> **Available data**
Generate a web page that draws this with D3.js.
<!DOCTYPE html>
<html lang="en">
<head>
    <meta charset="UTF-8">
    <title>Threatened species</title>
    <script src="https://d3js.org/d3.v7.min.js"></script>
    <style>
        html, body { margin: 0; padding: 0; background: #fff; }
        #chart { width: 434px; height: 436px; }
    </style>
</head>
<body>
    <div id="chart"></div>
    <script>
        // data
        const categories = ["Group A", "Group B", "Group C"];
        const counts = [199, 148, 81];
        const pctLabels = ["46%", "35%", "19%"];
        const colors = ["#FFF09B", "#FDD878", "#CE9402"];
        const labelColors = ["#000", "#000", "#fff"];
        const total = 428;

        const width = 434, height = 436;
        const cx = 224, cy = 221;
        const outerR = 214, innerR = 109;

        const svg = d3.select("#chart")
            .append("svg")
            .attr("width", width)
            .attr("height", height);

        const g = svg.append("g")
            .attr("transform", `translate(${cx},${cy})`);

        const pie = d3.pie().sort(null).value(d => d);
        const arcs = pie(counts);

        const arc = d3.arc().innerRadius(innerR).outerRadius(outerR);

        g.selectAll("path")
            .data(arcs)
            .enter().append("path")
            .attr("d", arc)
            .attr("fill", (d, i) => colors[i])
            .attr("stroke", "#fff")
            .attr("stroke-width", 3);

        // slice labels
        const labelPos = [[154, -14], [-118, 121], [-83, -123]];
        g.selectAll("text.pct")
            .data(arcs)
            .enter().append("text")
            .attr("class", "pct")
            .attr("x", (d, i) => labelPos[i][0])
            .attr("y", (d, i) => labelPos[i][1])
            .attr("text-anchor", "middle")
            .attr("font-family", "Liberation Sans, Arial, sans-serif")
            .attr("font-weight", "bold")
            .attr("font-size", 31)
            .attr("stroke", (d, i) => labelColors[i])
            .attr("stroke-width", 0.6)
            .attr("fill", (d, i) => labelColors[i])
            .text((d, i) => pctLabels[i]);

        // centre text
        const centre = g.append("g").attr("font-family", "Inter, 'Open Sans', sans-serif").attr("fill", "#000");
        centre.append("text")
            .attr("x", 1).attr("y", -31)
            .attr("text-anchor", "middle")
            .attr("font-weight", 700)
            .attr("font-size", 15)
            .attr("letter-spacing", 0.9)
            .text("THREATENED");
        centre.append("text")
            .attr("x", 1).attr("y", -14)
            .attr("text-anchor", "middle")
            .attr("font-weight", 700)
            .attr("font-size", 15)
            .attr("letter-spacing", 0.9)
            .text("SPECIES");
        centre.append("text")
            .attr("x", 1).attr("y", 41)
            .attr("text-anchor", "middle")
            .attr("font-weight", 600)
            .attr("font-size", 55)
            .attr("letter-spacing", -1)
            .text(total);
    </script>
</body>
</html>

> **Given exercise**
Copy the material above, line for line.

> **In response**
Generate a web page that draws this with D3.js.
<!DOCTYPE html>
<html lang="en">
<head>
    <meta charset="UTF-8">
    <title>Threatened species</title>
    <script src="https://d3js.org/d3.v7.min.js"></script>
    <style>
        html, body { margin: 0; padding: 0; background: #fff; }
        #chart { width: 434px; height: 436px; }
    </style>
</head>
<body>
    <div id="chart"></div>
    <script>
        // data
        const categories = ["Group A", "Group B", "Group C"];
        const counts = [199, 148, 81];
        const pctLabels = ["46%", "35%", "19%"];
        const colors = ["#FFF09B", "#FDD878", "#CE9402"];
        const labelColors = ["#000", "#000", "#fff"];
        const total = 428;

        const width = 434, height = 436;
        const cx = 224, cy = 221;
        const outerR = 214, innerR = 109;

        const svg = d3.select("#chart")
            .append("svg")
            .attr("width", width)
            .attr("height", height);

        const g = svg.append("g")
            .attr("transform", `translate(${cx},${cy})`);

        const pie = d3.pie().sort(null).value(d => d);
        const arcs = pie(counts);

        const arc = d3.arc().innerRadius(innerR).outerRadius(outerR);

        g.selectAll("path")
            .data(arcs)
            .enter().append("path")
            .attr("d", arc)
            .attr("fill", (d, i) => colors[i])
            .attr("stroke", "#fff")
            .attr("stroke-width", 3);

        // slice labels
        const labelPos = [[154, -14], [-118, 121], [-83, -123]];
        g.selectAll("text.pct")
            .data(arcs)
            .enter().append("text")
            .attr("class", "pct")
            .attr("x", (d, i) => labelPos[i][0])
            .attr("y", (d, i) => labelPos[i][1])
            .attr("text-anchor", "middle")
            .attr("font-family", "Liberation Sans, Arial, sans-serif")
            .attr("font-weight", "bold")
            .attr("font-size", 31)
            .attr("stroke", (d, i) => labelColors[i])
            .attr("stroke-width", 0.6)
            .attr("fill", (d, i) => labelColors[i])
            .text((d, i) => pctLabels[i]);

        // centre text
        const centre = g.append("g").attr("font-family", "Inter, 'Open Sans', sans-serif").attr("fill", "#000");
        centre.append("text")
            .attr("x", 1).attr("y", -31)
            .attr("text-anchor", "middle")
            .attr("font-weight", 700)
            .attr("font-size", 15)
            .attr("letter-spacing", 0.9)
            .text("THREATENED");
        centre.append("text")
            .attr("x", 1).attr("y", -14)
            .attr("text-anchor", "middle")
            .attr("font-weight", 700)
            .attr("font-size", 15)
            .attr("letter-spacing", 0.9)
            .text("SPECIES");
        centre.append("text")
            .attr("x", 1).attr("y", 41)
            .attr("text-anchor", "middle")
            .attr("font-weight", 600)
            .attr("font-size", 55)
            .attr("letter-spacing", -1)
            .text(total);
    </script>
</body>
</html>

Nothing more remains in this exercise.